Friday, April 29, 2022
Tuesday, April 12, 2022
Hold the Presses!
This past weekend I found the COOLEST (yes, it's worth the all caps!) website to use for stop motion (and so much more) with students! I've written about stop motion in the past, and all that you can do with it. For iPads, my favorite app is the free version of Stop Motion Studio. It is very user friendly, and I continue to use it with our lower grades as they still use iPads. Many of our older grade students also prefer using Stop Motion Studio on their own tablets at home.
For Chromebooks, we've been using the Chrome App Stop Motion Animator. It is a great introduction to stop motion, and is super simple to use. But saving your work is a little clunky, and it is pretty basic (which for the most part, is really good when introducing the concept to students!)
If you're looking for something that can do just a tad bit more (or, really, a lot more) then check out Wick Editor. It. Is. SO. Much. Fun! The editor still appears to be in a bit of a beta mode, but is fully functional on so many levels. I love that it is simple enough for basic learning, but the accouterments with this tool are beyond!
I was beaming with pride watching these third graders Google questions that they couldn't figure out independently, as they taught each other how to change the frame rate and the background. They found the apps that can be added to the editor for surprisingly fun elements. As we wrapped, one group was working on coding a robot to dance.
All this after 20 minutes of exploration. Student led. I call this a WIN!
Friday, April 8, 2022
Tuesday, April 5, 2022
Every year, the Shark Tank unit is tweaked a bit, based on learnings from the previous year.
This year was no exception. And the tweaks skyrocketed the unit to the next level of awesomeness!
We continued to use Google Drawings as the platform for designing the required logo. The logo lesson itself has significantly evolved. We spend a good chunk of time looking at the why behind logos. For example, did you know that the Goodwill logo represents both the "g" for Goodwill, but also the smile that Goodwill puts on people's faces? Learning the lessons behind the logo design has deepened student understanding of not only how important logos are, but how important the design of a logo is, and the role it plays in a company.
In addition, because the kids have used Shapegrams multiple times throughout the years, the logos they designed reached a new level of creativity and detail. The thoughtfulness behind the logo design has added a whole new layer to this element!
Writing has been an integral part of Shark Tank as the pitch is key to landing a deal. In previous years, students published a magazine that contained articles by each product team, along with interviews of classmates and such. Students also interviewed teachers and staff members on their quest to find the perfect product or service to provide.
This year, the magazine said farewell and the door opened to website design! Students used Google Sites to showcase the Shark Tank experience. Working with the structure of the Design Thinking, their website included a page for each step of the process.

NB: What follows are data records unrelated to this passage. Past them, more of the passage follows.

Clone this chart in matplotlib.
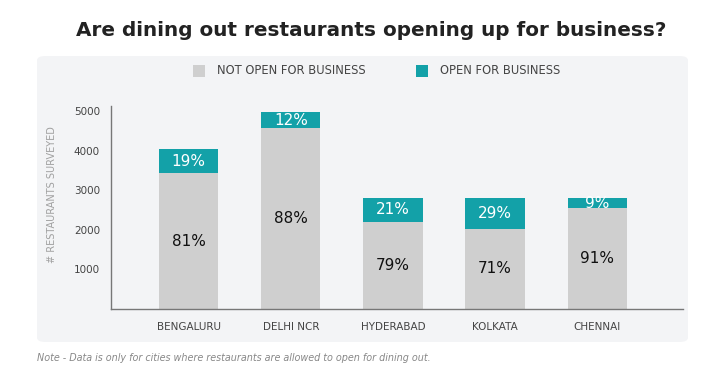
import matplotlib
matplotlib.use("Agg")
import matplotlib.pyplot as plt
from matplotlib.patches import FancyBboxPatch, Rectangle
import numpy as np

cities = ["BENGALURU", "DELHI NCR", "HYDERABAD", "KOLKATA", "CHENNAI"]
not_open = [3430, 4570, 2200, 2020, 2550]
open_biz = [600, 400, 600, 780, 250]
not_open_pct = ["81%", "88%", "79%", "71%", "91%"]
open_pct = ["19%", "12%", "21%", "29%", "9%"]
yticks = [1000, 2000, 3000, 4000, 5000]

GREY = "#cfcfcf"
TEAL = "#13a1a8"

fig = plt.figure(figsize=(7.23, 3.69), dpi=100)
fig.patch.set_facecolor("white")

# panel background
panel = FancyBboxPatch((37/723, 1 - 342/369), (688-37)/723, (342-56)/369,
                       boxstyle="round,pad=0,rounding_size=0.012",
                       transform=fig.transFigure, facecolor="#f3f4f6",
                       edgecolor="none", zorder=-5)
fig.patches.append(panel)

fig.text(371/723, 1 - 36/369, "Are dining out restaurants opening up for business?",
         ha="center", va="baseline", fontsize=14.4, fontweight="bold", color="#222222",
         family="DejaVu Sans")

ax = fig.add_axes([111/723, 1 - 309/369, (683-111)/723, (309-106)/369])
ax.set_zorder(2)
ax.set_facecolor("none")
x = np.arange(len(cities))
w = 0.58
ax.bar(x, not_open, width=w, color=GREY, zorder=2)
ax.bar(x, open_biz, width=w, bottom=not_open, color=TEAL, zorder=2)

for i in range(len(cities)):
    ax.text(x[i], not_open[i] / 2, not_open_pct[i], ha="center", va="center",
            fontsize=11, color="#111111", zorder=3)
    ax.text(x[i], not_open[i] + open_biz[i] / 2, open_pct[i], ha="center", va="center",
            fontsize=11, color="white", zorder=3)

ax.set_xlim(-0.76, 4.84)
ax.set_ylim(0, 5125)
ax.set_xticks(x)
ax.set_xticklabels(cities, fontsize=7.5, color="#444444")
ax.set_yticks(yticks)
ax.set_yticklabels([str(t) for t in yticks], fontsize=7.5, color="#444444")
ax.tick_params(axis="both", length=0)
ax.tick_params(axis="x", pad=9)
ax.tick_params(axis="y", pad=8)
for s in ["top", "right"]:
    ax.spines[s].set_visible(False)
for s in ["left", "bottom"]:
    ax.spines[s].set_color("#777777")
    ax.spines[s].set_linewidth(1)

fig.text(52/723, 1 - 195/369, "# RESTAURANTS SURVEYED", rotation=90, ha="center", va="center",
         fontsize=7, color="#a0a0a0")

# legend
for (lx, label, col) in [(193, "NOT OPEN FOR BUSINESS", GREY), (416, "OPEN FOR BUSINESS", TEAL)]:
    fig.patches.append(Rectangle((lx/723, 1 - 77/369), 12/723, 12/369,
                                 transform=fig.transFigure, facecolor=col, edgecolor="none"))
    fig.text((lx + 24)/723, 1 - 71/369, label, ha="left", va="center", fontsize=8.3,
             color="#444444")

fig.text(37/723, 1 - 358/369,
         "Note - Data is only for cities where restaurants are allowed to open for dining out.",
         ha="left", va="center", fontsize=6.9, style="italic", color="#888888")

fig.savefig("out.png", dpi=100)
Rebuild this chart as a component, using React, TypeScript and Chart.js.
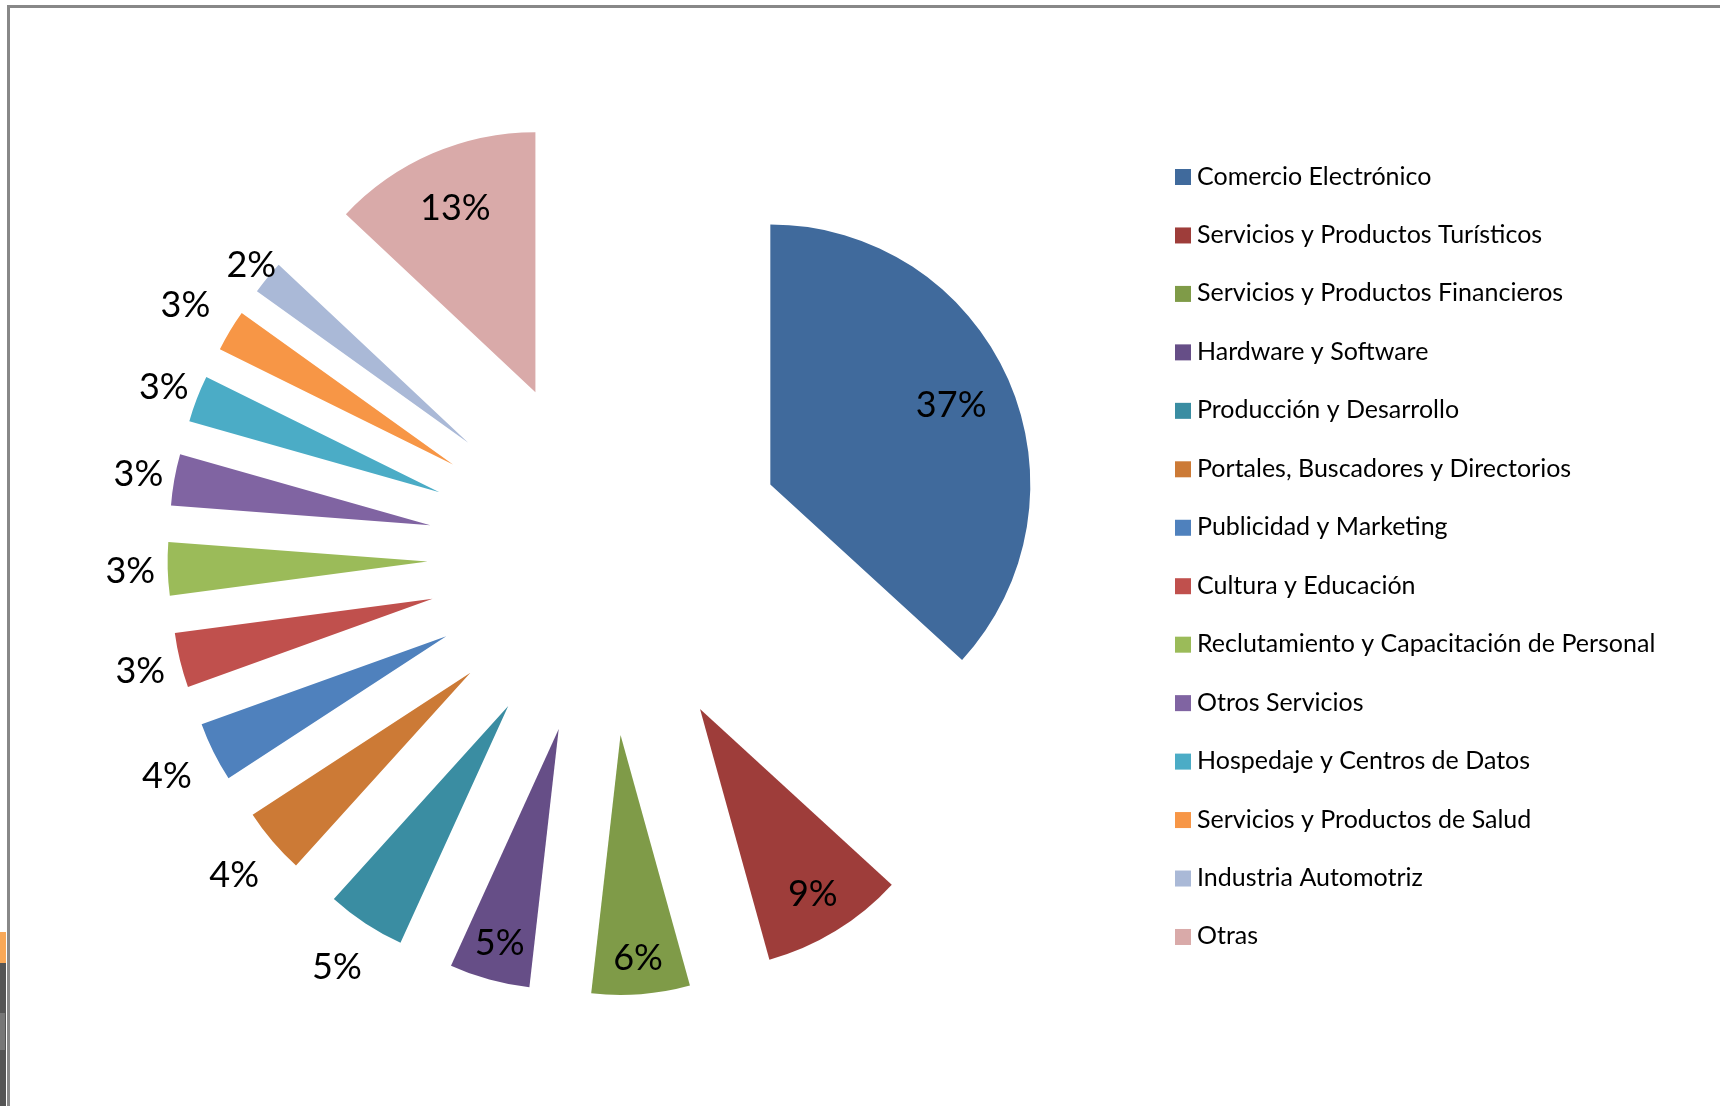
import React, { useEffect, useRef } from "react";
import { Chart, registerables } from "chart.js";

Chart.register(...registerables);

const categories = [
  "Comercio Electrónico",
  "Servicios y Productos Turísticos",
  "Servicios y Productos Financieros",
  "Hardware y Software",
  "Producción y Desarrollo",
  "Portales, Buscadores y Directorios",
  "Publicidad y Marketing",
  "Cultura y Educación",
  "Reclutamiento y Capacitación de Personal",
  "Otros Servicios",
  "Hospedaje y Centros de Datos",
  "Servicios y Productos de Salud",
  "Industria Automotriz",
  "Otras",
];

const shares = [36.8, 8.9, 6.1, 5.0, 4.9, 4.1, 3.7, 3.4, 3.3, 3.2, 2.9, 2.6, 2.1, 13.0];

const percentLabels = ["37%", "9%", "6%", "5%", "5%", "4%", "4%", "3%", "3%", "3%", "3%", "3%", "2%", "13%"];

const sliceColors = [
  "#406A9C",
  "#9E3D3A",
  "#7F9B48",
  "#664E87",
  "#3A8DA2",
  "#CC7A36",
  "#4F81BD",
  "#C0504D",
  "#9BBB59",
  "#8064A2",
  "#4BACC6",
  "#F79646",
  "#AAB9D7",
  "#D9AAA9",
];

// label placement: distance of each label centre from the slice tip, as a fraction of the radius
const labelRadiusFactor = [0.76, 0.83, 0.86, 0.85, 1.2, 1.195, 1.2, 1.157, 1.144, 1.14, 1.136, 1.2, 1.08, 0.775];

const EXPLODE = 179;
const RADIUS = 260;
const LABEL_FONT = "36px Lato";
const LEGEND_FONT = "25px Lato";

const explodePlugin = {
  id: "explodeSlices",
  afterDatasetUpdate(chart: any, args: any) {
    const meta = chart.getDatasetMeta(args.index);
    meta.data.forEach((arc: any) => {
      const mid = (arc.startAngle + arc.endAngle) / 2;
      arc.x += Math.cos(mid) * EXPLODE;
      arc.y += Math.sin(mid) * EXPLODE;
    });
  },
};

const labelPlugin = {
  id: "sliceLabels",
  afterDatasetsDraw(chart: any) {
    const ctx = chart.ctx;
    const meta = chart.getDatasetMeta(0);
    ctx.save();
    ctx.font = LABEL_FONT;
    ctx.fillStyle = "#000000";
    ctx.textAlign = "center";
    ctx.textBaseline = "middle";
    meta.data.forEach((arc: any, i: number) => {
      const mid = (arc.startAngle + arc.endAngle) / 2;
      const d = arc.outerRadius * labelRadiusFactor[i];
      const x = arc.x + Math.cos(mid) * d;
      const y = arc.y + Math.sin(mid) * d;
      ctx.fillText(percentLabels[i], x, y + 1);
    });
    ctx.restore();
  },
};

const legendPlugin = {
  id: "sideLegend",
  afterDraw(chart: any) {
    const ctx = chart.ctx;
    const labels = chart.data.labels as string[];
    const colors = chart.data.datasets[0].backgroundColor as string[];
    ctx.save();
    ctx.font = LEGEND_FONT;
    ctx.textAlign = "left";
    ctx.textBaseline = "alphabetic";
    const step = 58.46;
    labels.forEach((lab, i) => {
      const top = 169 + i * step;
      ctx.fillStyle = colors[i];
      ctx.fillRect(1175, top, 16, 16);
      ctx.fillStyle = "#000000";
      ctx.fillText(lab, 1197, top + 15.5);
    });
    ctx.restore();
  },
};

export default function App() {
  const canvasRef = useRef<HTMLCanvasElement | null>(null);

  useEffect(() => {
    document.body.style.margin = "0";
    const canvas = canvasRef.current;
    if (!canvas) return;
    const chart = new Chart(canvas, {
      type: "pie",
      data: {
        labels: categories,
        datasets: [
          {
            data: shares,
            backgroundColor: sliceColors,
            borderWidth: 0,
          },
        ],
      },
      options: {
        responsive: false,
        animation: false,
        events: [],
        radius: RADIUS,
        layout: { padding: { left: 0, right: 507, top: 7, bottom: 0 } },
        plugins: {
          legend: { display: false },
          tooltip: { enabled: false },
          title: { display: false },
        },
      } as any,
      plugins: [explodePlugin, labelPlugin, legendPlugin],
    });
    return () => chart.destroy();
  }, []);

  return (
    <div style={{ position: "fixed", left: 0, top: 0, width: 1720, height: 1106, background: "#ffffff", overflow: "hidden" }}>
      <canvas ref={canvasRef} width={1720} height={1106} style={{ position: "absolute", left: 0, top: 0 }} />
      <div style={{ position: "absolute", left: 7, top: 5, width: 1713, height: 3, background: "#888888" }} />
      <div style={{ position: "absolute", left: 7, top: 5, width: 3, height: 1101, background: "#888888" }} />
      <div style={{ position: "absolute", left: 0, top: 932, width: 6, height: 31, background: "#F9A857" }} />
      <div style={{ position: "absolute", left: 0, top: 963, width: 6, height: 143, background: "#555555" }} />
      <div style={{ position: "absolute", left: 0, top: 1013, width: 5, height: 37, background: "#777777" }} />
    </div>
  );
}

The website also included a page that defined the problem being solved, a prototype page that included images of the product being designed, each step of the way, and a page that went through the iteration from sketch to final. There is also a page for the pitch, where students chose to record a video of their pitch, or the written version.
Whatever way you slice it, the writing element required of the website ushered Shark Tank into a new era, and elevated the real-world application to the entire unit. Sixth graders designing and writing for websites? Creating logos, complete with backstory? Interview skills? Empathy and problem solving? Having to pitch an idea to judges?
The real-world application in this entire unit is one of the reasons the unit is incredibly memorable, long after kids have graduated!